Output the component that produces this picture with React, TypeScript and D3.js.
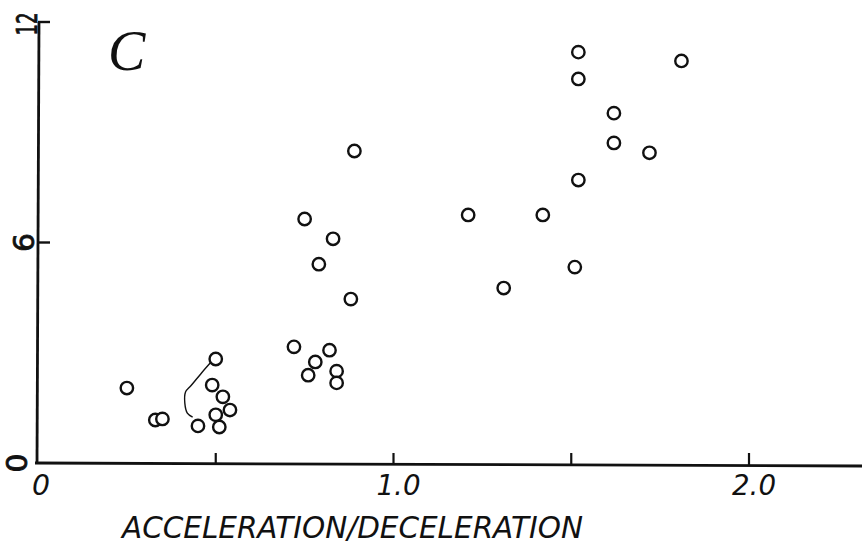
import React from "react";
import * as d3 from "d3";

const xValues = [0.25, 0.33, 0.35, 0.45, 0.5, 0.49, 0.52, 0.54, 0.5, 0.51, 0.72, 0.76, 0.78, 0.82, 0.84, 0.84, 0.75, 0.83, 0.79, 0.88, 0.89, 1.21, 1.31, 1.42, 1.51, 1.52, 1.52, 1.52, 1.62, 1.62, 1.72, 1.81];
const yValues = [2.04, 1.17, 1.2, 1.01, 2.83, 2.12, 1.8, 1.44, 1.31, 0.98, 3.16, 2.39, 2.75, 3.07, 2.5, 2.18, 6.64, 6.1, 5.41, 4.46, 8.49, 6.75, 4.76, 6.75, 5.33, 11.18, 10.45, 7.7, 9.52, 8.71, 8.44, 10.94];
const xTicks = [0.5, 1.0, 1.5, 2.0];
const xTickLabels = [{ v: 0, t: "0" }, { v: 1.0, t: "1.0" }, { v: 2.0, t: "2.0" }];
const yTicks = [6, 12];
const yTickLabels = [{ v: 0, t: "0" }, { v: 6, t: "6" }, { v: 12, t: "12" }];
const bracketX = [0.49, 0.46, 0.43, 0.415, 0.413, 0.42, 0.435];
const bracketY = [2.78, 2.45, 2.1, 1.93, 1.63, 1.36, 1.25];
const panelLabel = "C";
const xTitle = "ACCELERATION/DECELERATION";

export default function App() {
  const W = 862, H = 550;
  const x = d3.scaleLinear().domain([0, 2]).range([38, 749]);
  const y = d3.scaleLinear().domain([0, 12]).range([463, 22]);
  const pts = xValues.map((v, i) => [v, yValues[i]] as [number, number]);
  const bracket = d3
    .line<[number, number]>()
    .x((d) => x(d[0]))
    .y((d) => y(d[1]))
    .curve(d3.curveCatmullRom)(bracketX.map((v, i) => [v, bracketY[i]] as [number, number]));
  const ink = "#111";
  const font = "'DejaVu Sans', sans-serif";
  const yLabelX = (v: number) => (v === 0 ? 27 : v === 6 ? 34 : 37);
  return (
    <svg width={W} height={H} style={{ position: "absolute", left: 0, top: 0, background: "#fff" }}>
      {/* axes */}
      <line x1={x(0) + 1} y1={y(12)} x2={x(0) - 1} y2={y(0)} stroke={ink} strokeWidth={2.8} />
      <line x1={x(0) - 3} y1={y(0)} x2={W} y2={y(0) + 3} stroke={ink} strokeWidth={2.8} />
      {yTicks.map((t) => (
        <line key={"yt" + t} x1={x(0)} x2={x(0) + 12} y1={y(t)} y2={y(t)} stroke={ink} strokeWidth={2.4} />
      ))}
      {xTicks.map((t) => (
        <line key={"xt" + t} x1={x(t)} x2={x(t)} y1={y(0) + (x(t) - 38) * 0.0035} y2={y(0) - 10} stroke={ink} strokeWidth={2.2} />
      ))}
      {/* tick labels */}
      {xTickLabels.map((d) => (
        <text
          key={"xl" + d.v}
          x={x(d.v) + (d.v === 0 ? 3 : 5)}
          y={y(0) + 32}
          textAnchor="middle"
          fontFamily={font}
          fontStyle="italic"
          fontSize={29}
          fill={ink}
          textLength={d.t.length === 1 ? 18 : 44}
          lengthAdjust="spacingAndGlyphs"
        >
          {d.t}
        </text>
      ))}
      {yTickLabels.map((d) => (
        <text
          key={"yl" + d.v}
          transform={`translate(${yLabelX(d.v)},${y(d.v) + (d.v === 12 ? 2 : 0)}) rotate(-90)`}
          textAnchor="middle"
          fontFamily={font}
          fontSize={28}
          fill={ink}
          stroke={ink}
          strokeWidth={0.8}
          textLength={d.t.length === 1 ? 19 : 23}
          lengthAdjust="spacingAndGlyphs"
        >
          {d.t}
        </text>
      ))}
      {/* panel label */}
      <text x={108} y={70} fontFamily="'Liberation Serif', serif" fontStyle="italic" fontSize={56} fill={ink}>
        {panelLabel}
      </text>
      {/* x title */}
      <text
        x={122}
        y={538}
        fontFamily={font}
        fontStyle="italic"
        fontSize={31}
        fill={ink}
        textLength={461}
        lengthAdjust="spacingAndGlyphs"
      >
        {xTitle}
      </text>
      {/* bracket */}
      <path d={bracket || ""} fill="none" stroke={ink} strokeWidth={1.4} />
      {/* points */}
      {pts.map((p, i) => (
        <circle key={i} cx={x(p[0])} cy={y(p[1])} r={6.2} fill="#fff" stroke={ink} strokeWidth={2.4} />
      ))}
    </svg>
  );
}
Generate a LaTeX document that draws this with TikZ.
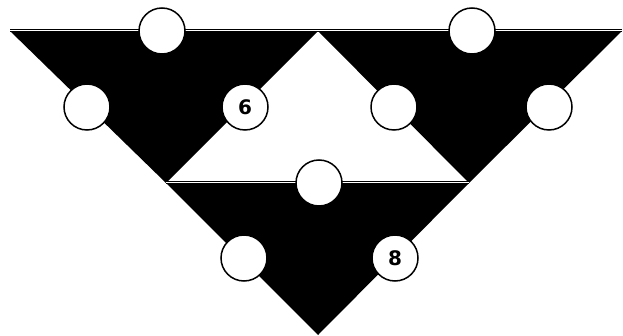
\documentclass[tikz,border=0pt]{standalone}
\usepackage{fontspec}
\setmainfont{DejaVu Sans}
\begin{document}
\begin{tikzpicture}[x=1pt, y=-1pt,
        spot/.style={draw, circle, fill=white, line width=1.5pt, minimum size=46pt, inner sep=0pt, font=\bfseries\fontsize{20}{20}\selectfont},
        rim/.style={line width=1pt, double=white, double distance=1pt}]
        \useasboundingbox (0,0) rectangle (623,336);

        % Corners
        \coordinate (A) at (10,31);
        \coordinate (B) at (318,31);
        \coordinate (C) at (622,31);
        \coordinate (D) at (166,183);
        \coordinate (E) at (469,183);
        \coordinate (F) at (318,335);

        % Triangles
        \fill (A) -- (B) -- (D) -- cycle;
        \fill (B) -- (C) -- (E) -- cycle;
        \fill (D) -- (E) -- (F) -- cycle;
        \draw[rim] (A) -- (B);
        \draw[rim] (B) -- (C);
        \draw[rim] (D) -- (E);

        % Nodes
        \node[spot] (L1) at (162,31) {};
        \node[spot] (L2) at (87,107) {};
        \node[spot] (L3) at (245,107) {6};
        \node[spot] (R1) at (472,31) {};
        \node[spot] (R2) at (394,107) {};
        \node[spot] (R3) at (549,107) {};
        \node[spot] (M1) at (319,183) {};
        \node[spot] (M2) at (244,258) {};
        \node[spot] (M3) at (395,258) {8};
    \end{tikzpicture}
\end{document}
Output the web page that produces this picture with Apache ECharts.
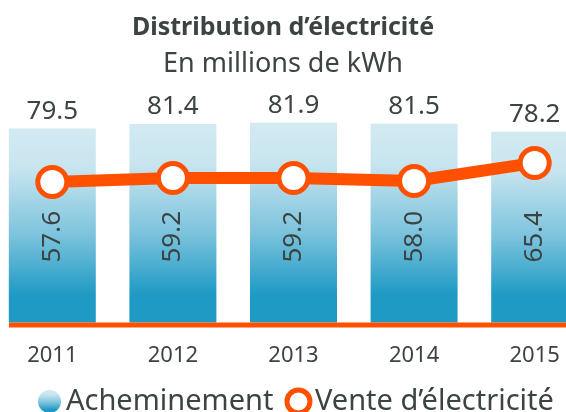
<!DOCTYPE html>
<html>
<head>
<meta charset="utf-8">
<script src="https://cdn.jsdelivr.net/npm/echarts@6/dist/echarts.min.js"></script>
<style>
  html, body { margin: 0; padding: 0; background: #fff; }
  #chart { width: 566px; height: 412px; }
</style>
</head>
<body>
<div id="chart"></div>
<script>
const years = ['2011', '2012', '2013', '2014', '2015']
const acheminement = [79.5, 81.4, 81.9, 81.5, 78.2]
const venteElectricite = [57.6, 59.2, 59.2, 58.0, 65.4]

const textColor = '#3c4443'
const orange = '#ff5000'
const font = 'Noto Sans'

const barColor = new echarts.graphic.LinearGradient(0, 0, 0, 1, [
  { offset: 0, color: '#d3eaf2' },
  { offset: 0.2, color: '#c8e5ef' },
  { offset: 0.55, color: '#7cc3dd' },
  { offset: 0.86, color: '#1e9ac4' },
  { offset: 1, color: '#1e9ac4' }
])

let myChart = echarts.init(document.getElementById('chart'))
myChart.setOption({
  animation: false,
  textStyle: { fontFamily: font },
  title: [
    {
      text: 'Distribution d\u2019électricité',
      left: 'center',
      top: 10,
      textStyle: { fontSize: 25, fontWeight: 'bold', color: textColor, fontFamily: font }
    },
    {
      text: 'En millions de kWh',
      left: 'center',
      top: 46,
      textStyle: { fontSize: 27, fontWeight: 'normal', color: textColor, fontFamily: font }
    }
  ],
  legend: {
    bottom: -9,
    left: 33,
    width: 560,
    itemWidth: 23,
    itemHeight: 23,
    itemGap: 11,
    textStyle: { fontSize: 29, color: textColor, fontFamily: font },
    data: [
      { name: 'Acheminement', icon: 'circle' },
      {
        name: 'Vente d\u2019électricité',
        icon: 'circle',
        itemStyle: { color: '#fff', borderColor: orange, borderWidth: 5 }
      }
    ]
  },
  grid: {
    left: -8,
    right: -29,
    top: 78.5,
    bottom: 89.5,
    outerBoundsMode: 'none',
    containLabel: false
  },
  xAxis: {
    type: 'category',
    data: years,
    axisLine: { show: false },
    axisTick: { show: false },
    axisLabel: {
      margin: 22,
      fontSize: 22,
      color: textColor,
      fontFamily: font
    }
  },
  yAxis: {
    type: 'value',
    min: 0,
    max: 100,
    show: false,
    splitLine: { show: false }
  },
  graphic: [
    {
      type: 'rect',
      shape: { x: 9, y: 322.5, width: 566, height: 5 },
      style: { fill: orange },
      z: 5
    }
  ],
  series: [
    {
      name: 'Acheminement',
      type: 'bar',
      barWidth: 87,
      data: acheminement,
      itemStyle: { color: barColor },
      label: {
        show: true,
        position: 'top',
        distance: 4,
        fontSize: 26,
        color: textColor,
        fontFamily: font,
        formatter: p => p.value.toFixed(1)
      }
    },
    {
      // carries the rotated labels of the sales line inside each bar
      name: 'labels',
      type: 'bar',
      barWidth: 87,
      barGap: '-100%',
      data: acheminement,
      silent: true,
      itemStyle: { color: 'rgba(0,0,0,0)' },
      label: {
        show: true,
        position: 'insideBottom',
        distance: 60,
        rotate: 90,
        align: 'left',
        verticalAlign: 'middle',
        fontSize: 26,
        color: textColor,
        fontFamily: font,
        formatter: p => venteElectricite[p.dataIndex].toFixed(1)
      }
    },
    {
      name: 'Vente d\u2019électricité',
      type: 'line',
      data: venteElectricite,
      z: 10,
      symbol: 'circle',
      symbolSize: 29,
      lineStyle: { color: orange, width: 12 },
      itemStyle: { color: '#fff', borderColor: orange, borderWidth: 5 }
    }
  ]
})
</script>
</body>
</html>
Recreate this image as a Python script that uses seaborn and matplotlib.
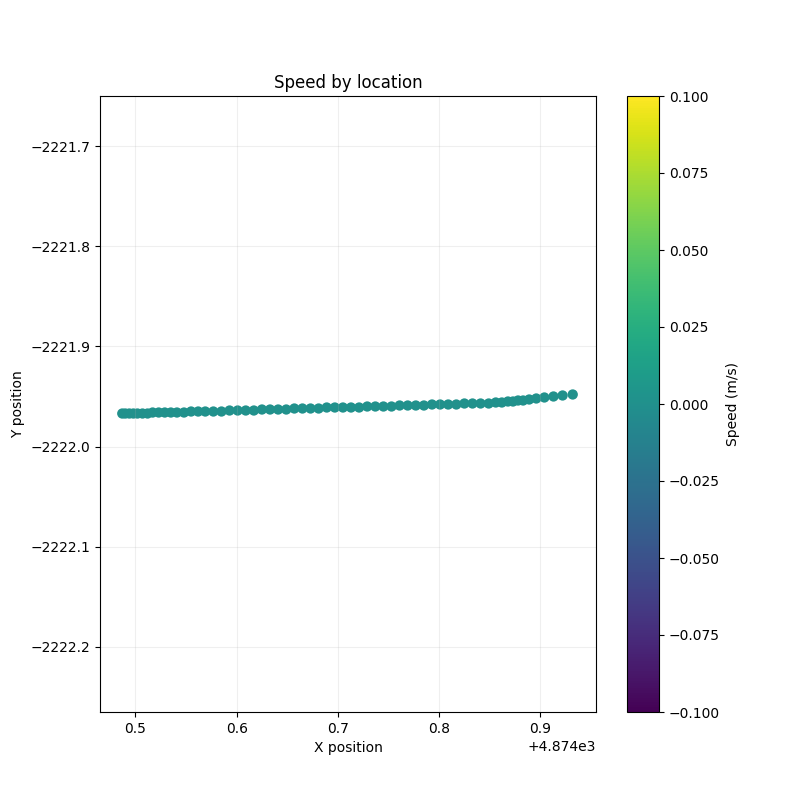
import matplotlib
matplotlib.use("Agg")
import matplotlib.pyplot as plt
import numpy as np
import pandas as pd
import seaborn as sns

# positions (x offset +4874)
x_pos = [0.487, 0.490, 0.494, 0.498, 0.502, 0.507, 0.512, 0.517, 0.523, 0.529,
         0.535, 0.541, 0.548, 0.555, 0.562, 0.569, 0.577, 0.585, 0.593, 0.601,
         0.609, 0.617, 0.625, 0.633, 0.641, 0.649, 0.657, 0.665, 0.673, 0.681,
         0.689, 0.697, 0.705, 0.713, 0.721, 0.729, 0.737, 0.745, 0.753, 0.761,
         0.769, 0.777, 0.785, 0.793, 0.801, 0.809, 0.817, 0.825, 0.833, 0.841,
         0.849, 0.856, 0.862, 0.868, 0.873, 0.878, 0.883, 0.889, 0.896, 0.904,
         0.913, 0.922, 0.932]
y_pos = [-2221.967, -2221.967, -2221.967, -2221.967, -2221.967, -2221.967, -2221.967, -2221.966, -2221.966, -2221.966,
         -2221.966, -2221.966, -2221.966, -2221.965, -2221.965, -2221.965, -2221.965, -2221.965, -2221.964, -2221.964,
         -2221.964, -2221.964, -2221.963, -2221.963, -2221.963, -2221.963, -2221.962, -2221.962, -2221.962, -2221.962,
         -2221.961, -2221.961, -2221.961, -2221.961, -2221.961, -2221.960, -2221.960, -2221.960, -2221.960, -2221.959,
         -2221.959, -2221.959, -2221.959, -2221.958, -2221.958, -2221.958, -2221.958, -2221.957, -2221.957, -2221.957,
         -2221.957, -2221.956, -2221.956, -2221.955, -2221.955, -2221.954, -2221.954, -2221.953, -2221.952, -2221.951,
         -2221.950, -2221.949, -2221.948]
speed = [0.0] * len(x_pos)

df = pd.DataFrame({"x": np.array(x_pos) + 4874.0, "y": y_pos, "speed": speed})

fig, ax = plt.subplots(figsize=(8, 8), dpi=100)
fig.subplots_adjust(left=0.125, right=0.745, top=0.88, bottom=0.11)
sns.scatterplot(data=df, x="x", y="y", hue="speed", palette="viridis",
                hue_norm=(-0.1, 0.1), s=55, linewidth=0, legend=False, ax=ax)
ax.set_xlim(4874.465, 4874.955)
ax.set_ylim(-2222.265, -2221.65)
ax.set_xticks(4874 + np.array([0.5, 0.6, 0.7, 0.8, 0.9]))
ax.set_yticks([-2222.2, -2222.1, -2222.0, -2221.9, -2221.8, -2221.7])
ax.grid(True, alpha=0.2)
ax.set_title("Speed by location")
ax.set_xlabel("X position")
ax.set_ylabel("Y position")

sm = plt.cm.ScalarMappable(cmap="viridis", norm=plt.Normalize(-0.1, 0.1))
cax = fig.add_axes([0.784, 0.11, 0.04, 0.77])
cb = fig.colorbar(sm, cax=cax)
cb.set_label("Speed (m/s)")

plt.savefig("out.png")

CHALLENGE: Filter the records for lines holding the string "React". Copy each one.

WRITTEN SOLUTION:
Output the component that produces this picture with React, TypeScript and D3.js.
import React from "react";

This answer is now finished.